In CBT, practitioners use exercises like deep breathing, guided imagery sessions and progressive muscle relaxation to create different responses to pain and other negative stimuli. It offers an additional weapon in the battle against pain, says Drew Sturgeon, a professor at the University of Washington Medical School and a licensed clinical therapist.
“We’ve known for about 40 years that the best combination of treatments for pain management is a combination of medicine, physical therapy and psychology,” he says. “CBT and other psychological approaches for pain aren’t meant to replace medicine, they’re meant to supplement it.”

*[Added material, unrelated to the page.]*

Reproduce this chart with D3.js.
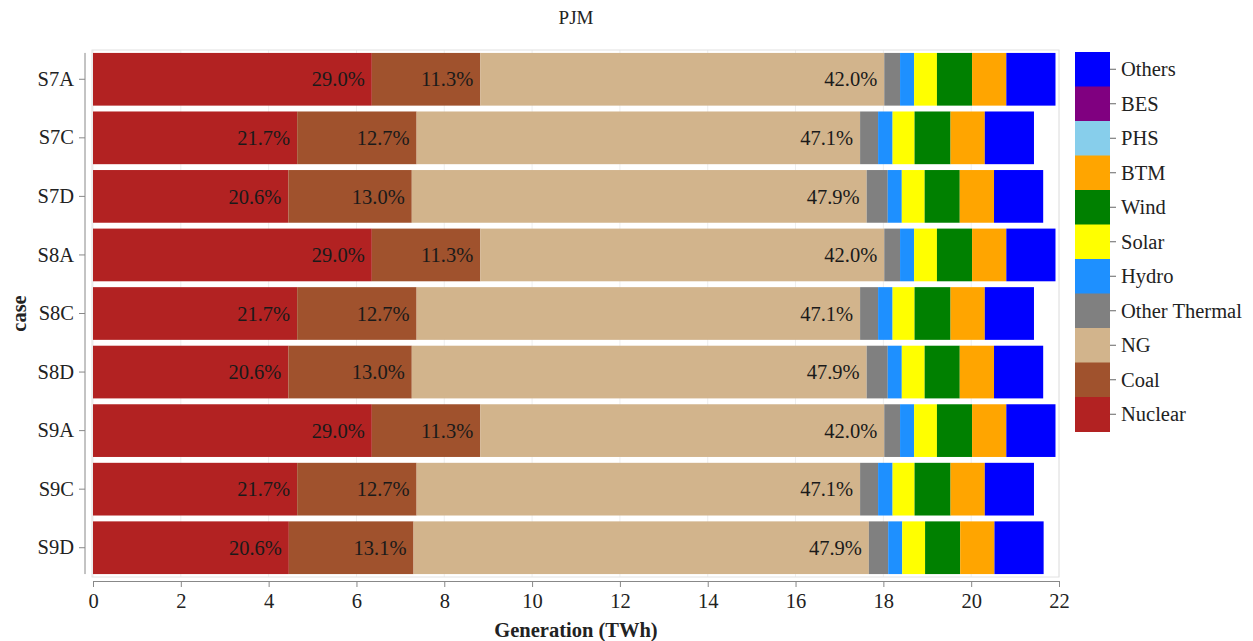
<!DOCTYPE html>
<html>
<head>
<meta charset="utf-8">
<script src="https://cdn.jsdelivr.net/npm/d3@7"></script>
<style>
  html, body { margin: 0; padding: 0; background: #fff; }
  svg text { font-family: "Liberation Serif", "Times New Roman", serif; fill: #222; }
</style>
</head>
<body>
<svg id="chart" width="1253" height="641"></svg>
<script>
// Cases (top to bottom) and generation technologies (stack order, left to right)
const cases = ["S7A", "S7C", "S7D", "S8A", "S8C", "S8D", "S9A", "S9C", "S9D"];
const techs = ["Nuclear", "Coal", "NG", "Other Thermal", "Hydro", "Solar", "Wind", "BTM", "PHS", "BES", "Others"];
const techColors = ["#b22222", "#a0522d", "#d2b48c", "#808080", "#1e90ff", "#ffff00", "#008000", "#ffa500", "#87ceeb", "#800080", "#0000ff"];

// Generation by technology, TWh (one value per case)
const nuclear      = [6.35, 4.65, 4.45, 6.35, 4.65, 4.45, 6.35, 4.65, 4.46];
const coal         = [2.47, 2.72, 2.81, 2.47, 2.72, 2.81, 2.47, 2.72, 2.84];
const ng           = [9.20, 10.10, 10.36, 9.20, 10.10, 10.36, 9.20, 10.10, 10.37];
const otherThermal = [0.36, 0.41, 0.48, 0.36, 0.41, 0.48, 0.36, 0.41, 0.44];
const hydro        = [0.32, 0.33, 0.32, 0.32, 0.33, 0.32, 0.32, 0.33, 0.32];
const solar        = [0.52, 0.50, 0.52, 0.52, 0.50, 0.52, 0.52, 0.50, 0.52];
const wind         = [0.80, 0.82, 0.80, 0.80, 0.82, 0.80, 0.80, 0.82, 0.80];
const btm          = [0.78, 0.78, 0.78, 0.78, 0.78, 0.78, 0.78, 0.78, 0.78];
const phs          = [0, 0, 0, 0, 0, 0, 0, 0, 0];
const bes          = [0, 0, 0, 0, 0, 0, 0, 0, 0];
const others       = [1.12, 1.12, 1.12, 1.12, 1.12, 1.12, 1.12, 1.12, 1.12];

const xTicks = [0, 2, 4, 6, 8, 10, 12, 14, 16, 18, 20, 22];
const labeledTechs = ["Nuclear", "Coal", "NG"];

const seriesValues = [nuclear, coal, ng, otherThermal, hydro, solar, wind, btm, phs, bes, others];
const rows = cases.map((c, i) => {
  const r = { case: c };
  techs.forEach((t, k) => { r[t] = seriesValues[k][i]; });
  r.total = d3.sum(techs, t => r[t]);
  return r;
});

const svg = d3.select("#chart");
const plot = { left: 93, right: 1059, top: 50, bottom: 577 };
const fs = "20.5px";

const x = d3.scaleLinear().domain([0, 22]).range([plot.left, plot.right]);
const y = d3.scaleBand().domain(cases).range([plot.top, plot.bottom]).paddingInner(0.1).paddingOuter(0.05);
const color = d3.scaleOrdinal().domain(techs).range(techColors);

// light frame and vertical grid
svg.append("g").selectAll("line").data(xTicks).join("line")
  .attr("x1", d => x(d)).attr("x2", d => x(d))
  .attr("y1", plot.top).attr("y2", plot.bottom)
  .attr("stroke", "#eeeeee").attr("stroke-width", 1);
svg.append("rect")
  .attr("x", plot.left - 1).attr("y", plot.top)
  .attr("width", plot.right - plot.left + 1).attr("height", plot.bottom - plot.top)
  .attr("fill", "none").attr("stroke", "#e2e2e2");

// stacked bars
const stack = d3.stack().keys(techs)(rows);
const layers = svg.append("g").selectAll("g").data(stack).join("g")
  .attr("fill", d => color(d.key));
layers.selectAll("rect").data(d => d).join("rect")
  .attr("x", d => x(d[0]))
  .attr("width", d => Math.max(0, x(d[1]) - x(d[0])))
  .attr("y", d => y(d.data.case))
  .attr("height", y.bandwidth());

// percentage labels for nuclear, coal and NG
stack.filter(s => labeledTechs.includes(s.key)).forEach(s => {
  svg.append("g").selectAll("text").data(s).join("text")
    .attr("x", d => x(d[1]) - 7)
    .attr("y", d => y(d.data.case) + y.bandwidth() / 2)
    .attr("dy", "0.35em")
    .attr("text-anchor", "end")
    .style("font-size", fs)
    .style("fill", "#1a1a1a")
    .text(d => ((d[1] - d[0]) / d.data.total * 100).toFixed(1) + "%");
});

// x axis
const xAxis = svg.append("g")
  .attr("transform", `translate(0,${plot.bottom + 4})`)
  .call(d3.axisBottom(x).tickValues(xTicks).tickSize(6).tickSizeOuter(0).tickPadding(6));
xAxis.selectAll("text").style("font-size", fs).attr("font-family", null);
xAxis.selectAll("line, path").attr("stroke", "#888");

// y axis
const yAxisX = plot.left - 8;
const yAxis = svg.append("g")
  .attr("transform", `translate(${yAxisX},0)`)
  .call(d3.axisLeft(y).tickSize(6).tickPadding(5));
yAxis.select(".domain").remove();
yAxis.append("line")
  .attr("x1", 0).attr("x2", 0)
  .attr("y1", y(cases[0])).attr("y2", y(cases[cases.length - 1]) + y.bandwidth())
  .attr("stroke", "#888");
yAxis.selectAll("line").attr("stroke", "#888");
yAxis.selectAll("text").style("font-size", fs).attr("font-family", null);

// titles
svg.append("text")
  .attr("x", (plot.left + plot.right) / 2).attr("y", 24)
  .attr("text-anchor", "middle")
  .style("font-size", "19px")
  .text("PJM");
svg.append("text")
  .attr("x", (plot.left + plot.right) / 2).attr("y", 637)
  .attr("text-anchor", "middle")
  .style("font-size", fs).style("font-weight", "bold")
  .text("Generation (TWh)");
svg.append("text")
  .attr("transform", `translate(26,${(plot.top + plot.bottom) / 2}) rotate(-90)`)
  .attr("text-anchor", "middle")
  .style("font-size", fs).style("font-weight", "bold")
  .text("case");

// legend (reverse of stack order)
const legendItems = techs.slice().reverse();
const lg = svg.append("g").attr("transform", "translate(1075,52)");
const sw = 34.5;
lg.selectAll("rect").data(legendItems).join("rect")
  .attr("x", 0).attr("y", (d, i) => i * sw)
  .attr("width", 35).attr("height", sw + 0.5)
  .attr("fill", d => color(d));
lg.selectAll("line").data(legendItems).join("line")
  .attr("x1", 35).attr("x2", 41)
  .attr("y1", (d, i) => i * sw + sw / 2).attr("y2", (d, i) => i * sw + sw / 2)
  .attr("stroke", "#666");
lg.selectAll("text").data(legendItems).join("text")
  .attr("x", 46).attr("y", (d, i) => i * sw + sw / 2)
  .attr("dy", "0.35em")
  .style("font-size", fs)
  .text(d => d);
</script>
</body>
</html>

New Strategies for Dealing with Pain
While doctors expand their arsenal of pain treatments, researchers are focusing on the next generation of pain management techniques. Preliminary studies using ultrasound to stimulate certain brain regions indicate it might be an effective, non-invasive treatment for pain.
In one experiment, researchers compared healthy people who either had ultrasound directed at their thalamus, a region of the brain that deals with sensory perception, including pain, with people who had a fake ultrasound treatment. Those who got the real ultrasound performed better on a test of pain thresholds than those who didn’t.

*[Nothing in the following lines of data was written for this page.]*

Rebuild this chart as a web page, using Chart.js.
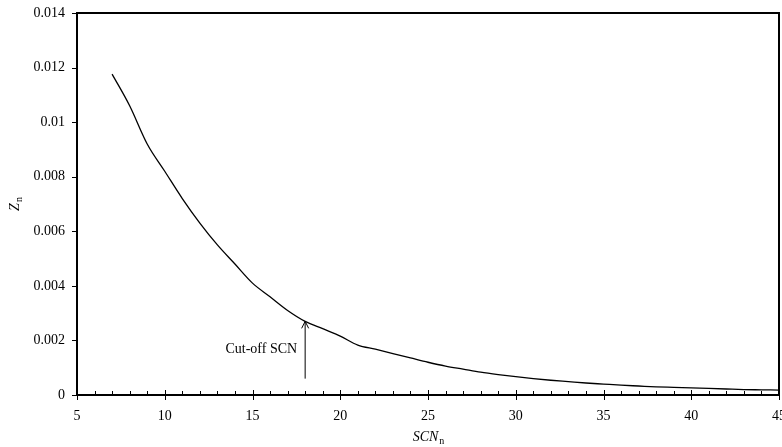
<!DOCTYPE html>
<html>
<head>
<meta charset="utf-8">
<script src="https://cdn.jsdelivr.net/npm/chart.js@4.4.1/dist/chart.umd.min.js"></script>
<style>
  html, body { margin: 0; padding: 0; background: #fff; }
  #wrap { width: 782px; height: 447px; position: relative; }
</style>
</head>
<body>
<div id="wrap"><canvas id="chart"></canvas></div>
<script>
// SCN number (x) and mole fraction Zn (y)
const scnValues = [7, 8, 9, 10, 11, 12, 13, 14, 15, 16, 17, 18, 19, 20, 21, 22, 23, 24, 25, 26,
  27, 28, 29, 30, 31, 32, 33, 34, 35, 36, 37, 38, 39, 40, 41, 42, 43, 44, 45];
const znValues = [0.01176, 0.0106, 0.0092, 0.0082, 0.0072, 0.0063, 0.0055, 0.0048, 0.0041, 0.0036,
  0.0031, 0.0027, 0.00243, 0.00216, 0.00183, 0.00168, 0.00152, 0.00136, 0.0012, 0.00106,
  0.00095, 0.00084, 0.00075, 0.00067, 0.0006, 0.00054, 0.00049, 0.00044, 0.0004, 0.00036,
  0.00033, 0.0003, 0.00028, 0.00026, 0.00024, 0.00022, 0.0002, 0.00019, 0.00018];

// axis ranges
const xMin = 5, xMax = 45, xMajor = 5;
const yMin = 0, yMax = 0.014, yStep = 0.002;

// cut-off arrow
const cutoffLabel = "Cut-off SCN";
const cutoffX = 18;
const cutoffFrom = 0.0006;
const cutoffTo = 0.0027;

const serif = "'Liberation Serif', 'Times New Roman', serif";

// Draws frame, ticks, titles and the cut-off arrow
const decorPlugin = {
  id: 'decor',
  afterDraw(chart) {
    const ctx = chart.ctx;
    const a = chart.chartArea;
    const xs = chart.scales.x, ys = chart.scales.y;
    ctx.save();
    ctx.strokeStyle = '#000';

    // x ticks: minor inside, major both sides
    ctx.lineWidth = 1;
    for (let v = xMin; v <= xMax; v++) {
      const px = Math.round(xs.getPixelForValue(v)) + 0.5;
      ctx.beginPath();
      if (v % xMajor === 0) {
        ctx.moveTo(px, a.bottom - 5);
        ctx.lineTo(px, a.bottom + 5);
      } else {
        ctx.moveTo(px, a.bottom - 4);
        ctx.lineTo(px, a.bottom);
      }
      ctx.stroke();
    }
    // y ticks: outward
    for (let v = yMin; v <= yMax + 1e-9; v += yStep) {
      const py = Math.round(ys.getPixelForValue(v)) + 0.5;
      ctx.beginPath();
      ctx.moveTo(a.left - 5, py);
      ctx.lineTo(a.left, py);
      ctx.stroke();
    }

    // frame
    ctx.lineWidth = 2;
    ctx.strokeRect(a.left, a.top, a.right - a.left, a.bottom - a.top);

    // arrow
    const ax = xs.getPixelForValue(cutoffX);
    const y0 = ys.getPixelForValue(cutoffFrom);
    const y1 = ys.getPixelForValue(cutoffTo);
    ctx.lineWidth = 1;
    ctx.beginPath();
    ctx.moveTo(ax, y0);
    ctx.lineTo(ax, y1);
    ctx.moveTo(ax - 3.5, y1 + 7);
    ctx.lineTo(ax, y1);
    ctx.lineTo(ax + 3.5, y1 + 7);
    ctx.stroke();

    ctx.fillStyle = '#000';
    ctx.font = '14px ' + serif;
    ctx.textAlign = 'right';
    ctx.textBaseline = 'middle';
    ctx.fillText(cutoffLabel, ax - 8, 349);

    // x title: SCN_n
    ctx.textBaseline = 'alphabetic';
    ctx.textAlign = 'left';
    ctx.font = 'italic 14px ' + serif;
    const main = 'SCN';
    const wMain = ctx.measureText(main).width;
    ctx.font = '10px ' + serif;
    const wSub = ctx.measureText('n').width;
    const cx = (a.left + a.right) / 2;
    let sx = cx - (wMain + wSub) / 2;
    ctx.font = 'italic 14px ' + serif;
    ctx.fillText(main, sx, 441);
    ctx.font = '10px ' + serif;
    ctx.fillText('n', sx + wMain + 1, 444);

    // y title: Z_n rotated
    ctx.translate(19, (a.top + a.bottom) / 2);
    ctx.rotate(-Math.PI / 2);
    ctx.font = 'italic 14px ' + serif;
    const wZ = ctx.measureText('Z').width;
    ctx.font = '10px ' + serif;
    const wn = ctx.measureText('n').width;
    const zx = -(wZ + wn + 1) / 2;
    ctx.font = 'italic 14px ' + serif;
    ctx.fillText('Z', zx, 0);
    ctx.font = '10px ' + serif;
    ctx.fillText('n', zx + wZ + 1, 3);
    ctx.restore();
  }
};

new Chart(document.getElementById('chart'), {
  type: 'line',
  data: {
    datasets: [{
      data: scnValues.map((x, i) => ({ x: x, y: znValues[i] })),
      borderColor: '#000',
      borderWidth: 1.3,
      pointRadius: 0,
      cubicInterpolationMode: 'monotone',
      fill: false
    }]
  },
  options: {
    responsive: true,
    maintainAspectRatio: false,
    animation: false,
    layout: { padding: { top: 13, right: 3, left: 0, bottom: 0 } },
    plugins: {
      legend: { display: false },
      tooltip: { enabled: false }
    },
    scales: {
      x: {
        type: 'linear',
        min: xMin,
        max: xMax,
        grid: { display: false, drawTicks: false },
        border: { display: false },
        ticks: {
          stepSize: xMajor,
          padding: 13,
          color: '#000',
          font: { family: serif, size: 14 },
          maxRotation: 0,
          autoSkip: false
        },
        afterFit(scale) {
          scale.height = 52;
          scale.paddingLeft = 0;
          scale.paddingRight = 0;
        }
      },
      y: {
        min: yMin,
        max: yMax,
        grid: { display: false, drawTicks: false },
        border: { display: false },
        ticks: {
          stepSize: yStep,
          padding: 12,
          color: '#000',
          font: { family: serif, size: 14 },
          callback: v => String(+v.toFixed(3))
        },
        afterFit(scale) {
          scale.width = 77;
          scale.paddingTop = 0;
          scale.paddingBottom = 0;
        }
      }
    }
  },
  plugins: [decorPlugin]
});
</script>
</body>
</html>
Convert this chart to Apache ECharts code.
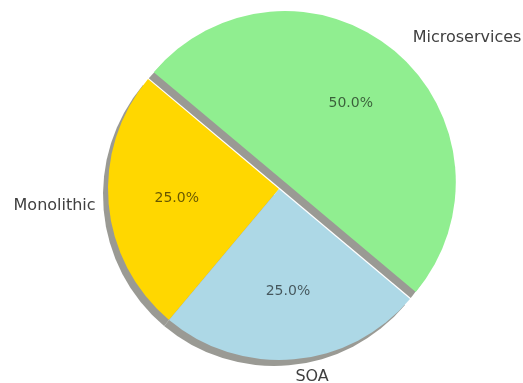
<!DOCTYPE html>
<html>
<head>
<meta charset="utf-8">
<script src="https://cdn.jsdelivr.net/npm/echarts@6/dist/echarts.min.js"></script>
<style>
  html, body { margin: 0; padding: 0; background: #fff; }
  #chart { width: 523px; height: 383px; }
</style>
</head>
<body>
<div id="chart"></div>
<script>
// slices go counter-clockwise from 140deg, like the original
const categories = ['Monolithic', 'SOA', 'Microservices']
const shares = [25, 25, 50]
const exploded = [false, false, true]
const colors = ['#ffd700', '#add8e6', '#90ee90']

const R = 171
const center = [279, 189]
// small nudges so the name labels sit where the original put them
const labelGap = [-4, 0, 7]

const chart = echarts.init(document.getElementById('chart'))

const baseSeries = {
  type: 'pie',
  center: center,
  startAngle: 140,
  clockwise: false,
  selectedMode: 'multiple',
  selectedOffset: 9,
  avoidLabelOverlap: false,
  silent: true,
  animation: false,
  emphasis: { disabled: true }
}

chart.setOption({
  backgroundColor: '#fff',
  series: [
    // wedges + outer name labels (at 1.1 R)
    Object.assign({}, baseSeries, {
      name: 'wedges',
      radius: R,
      label: {
        position: 'outside',
        fontFamily: 'DejaVu Sans',
        fontSize: 16,
        color: '#404040',
        distanceToLabelLine: 0,
        formatter: '{b}'
      },
      labelLine: { show: false, length: R * 0.1, length2: 0 },
      itemStyle: {
        shadowColor: '#9a9a94',
        shadowBlur: 0,
        shadowOffsetX: -5,
        shadowOffsetY: 6
      },
      data: categories.map((name, i) => ({
        name: name,
        value: shares[i],
        selected: exploded[i],
        label: { distanceToLabelLine: labelGap[i] },
        itemStyle: { color: colors[i] },
        select: { itemStyle: { color: colors[i], borderWidth: 0 } }
      }))
    }),
    // invisible ring that only carries the percentage labels (at ~0.6 R)
    Object.assign({}, baseSeries, {
      name: 'pct',
      radius: R * 1.165,
      label: {
        position: 'inside',
        fontFamily: 'DejaVu Sans',
        fontSize: 14,
        color: 'rgba(0,0,0,0.6)',
        formatter: p => p.percent.toFixed(1) + '%'
      },
      labelLine: { show: false },
      itemStyle: { color: 'rgba(0,0,0,0)' },
      data: categories.map((name, i) => ({
        name: name,
        value: shares[i],
        selected: exploded[i],
        select: { itemStyle: { color: 'rgba(0,0,0,0)', borderWidth: 0 } }
      }))
    })
  ]
})
</script>
</body>
</html>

In another study, scientists used ultrasound to perform a procedure called a thalamotomy in people who suffered from chronic pain resulting from nerve damage, called neuropathic pain. The technique destroys tiny, targeted portions of the thalamus to remove abnormally-behaving brain cells. One year later, the patients reported their pain levels had decreased by more than 50 percent.
As research continues, Gupta acknowledged the field of pain remains full of mysteries.
“Pain is like a big elephant in the room with three blind men,” each trying to figure out what it is and how to approach it, she said. Research strides have come more quickly in the fields of cardiac care and cancer treatment.
“Why are we so much behind? The reason is that it is not one system,” Gupta said. To fully understand pain is to understand multiple systems and how they interconnect, including “the overall entanglement of nerve fibers that run from head to toe.”